-- START --

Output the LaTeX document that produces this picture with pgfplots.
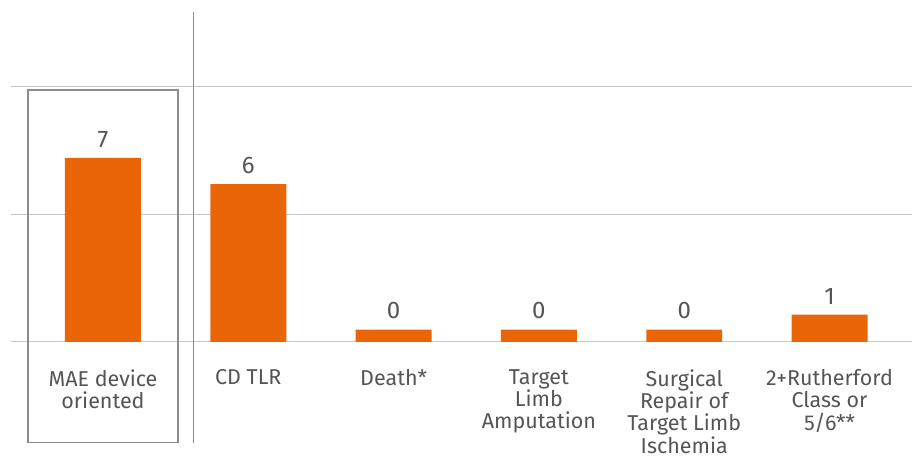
\documentclass[border=0pt]{standalone}
\usepackage{pgfplots}
\pgfplotsset{compat=1.18}
\usepackage{fontspec}
\setmainfont{Fira Sans}
\definecolor{barorange}{HTML}{EA6508}
\definecolor{txtgray}{HTML}{555555}
\definecolor{gridgray}{HTML}{C8C8C8}
\definecolor{linegray}{HTML}{8C8C8C}
\begin{document}
\begin{tikzpicture}[x=1pt,y=1pt]
\path (0,0) rectangle (912,460);
\begin{axis}[
  at={(11pt,118pt)}, anchor=south west,
  scale only axis, width=901pt, height=330pt,
  xmin=-0.633, xmax=5.564, ymin=0, ymax=12.55,
  axis line style={draw=none},
  tick style={draw=none},
  ybar, bar width=76pt, bar shift=0pt,
  ytick={0,4.86,9.7}, yticklabels={},
  ymajorgrids, grid style={gridgray, line width=1pt},
  xtick={0,1,2,3,4,5},
  xticklabels={{MAE device\\oriented},{CD TLR},{Death*},{Target\\Limb\\Amputation},{Surgical\\Repair of\\Target Limb\\Ischemia},{2+Rutherford\\Class or\\5/6**}},
  xticklabel style={align=center, font=\fontsize{21.5}{22.3}\selectfont, text=txtgray, anchor=north, inner sep=0pt, yshift=-27.5pt},
  major tick length=0pt,
  nodes near coords,
  point meta=explicit symbolic,
  every node near coord/.append style={font=\fontsize{24}{26}\selectfont, text=txtgray, anchor=south, yshift=7pt},
  clip=false,
]
\addplot[fill=barorange, draw=none] coordinates {(0,7) [7] (1,6) [6] (2,0.46) [0] (3,0.46) [0] (4,0.46) [0] (5,1.03) [1]};
\end{axis}
\draw[linegray, line width=1.2pt] (193.5,17) -- (193.5,448);
\draw[linegray, line width=1.2pt] (28,17) rectangle (178,370);
\end{tikzpicture}
\end{document}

-- END --

Return the material exactly as given, apart from the pictures.

Output the LaTeX document that produces this picture with pgfplots.
\documentclass[border=0pt]{standalone}
\usepackage{pgfplots}
\pgfplotsset{compat=1.18}
\usepackage{fontspec}
\setmainfont{Fira Sans}
\definecolor{barorange}{HTML}{EA6508}
\definecolor{txtgray}{HTML}{555555}
\definecolor{gridgray}{HTML}{C8C8C8}
\definecolor{linegray}{HTML}{8C8C8C}
\begin{document}
\begin{tikzpicture}[x=1pt,y=1pt]
\path (0,0) rectangle (912,460);
\begin{axis}[
  at={(11pt,118pt)}, anchor=south west,
  scale only axis, width=901pt, height=330pt,
  xmin=-0.633, xmax=5.564, ymin=0, ymax=12.55,
  axis line style={draw=none},
  tick style={draw=none},
  ybar, bar width=76pt, bar shift=0pt,
  ytick={0,4.86,9.7}, yticklabels={},
  ymajorgrids, grid style={gridgray, line width=1pt},
  xtick={0,1,2,3,4,5},
  xticklabels={{MAE device\\oriented},{CD TLR},{Death*},{Target\\Limb\\Amputation},{Surgical\\Repair of\\Target Limb\\Ischemia},{2+Rutherford\\Class or\\5/6**}},
  xticklabel style={align=center, font=\fontsize{21.5}{22.3}\selectfont, text=txtgray, anchor=north, inner sep=0pt, yshift=-27.5pt},
  major tick length=0pt,
  nodes near coords,
  point meta=explicit symbolic,
  every node near coord/.append style={font=\fontsize{24}{26}\selectfont, text=txtgray, anchor=south, yshift=7pt},
  clip=false,
]
\addplot[fill=barorange, draw=none] coordinates {(0,7) [7] (1,6) [6] (2,0.46) [0] (3,0.46) [0] (4,0.46) [0] (5,1.03) [1]};
\end{axis}
\draw[linegray, line width=1.2pt] (193.5,17) -- (193.5,448);
\draw[linegray, line width=1.2pt] (28,17) rectangle (178,370);
\end{tikzpicture}
\end{document}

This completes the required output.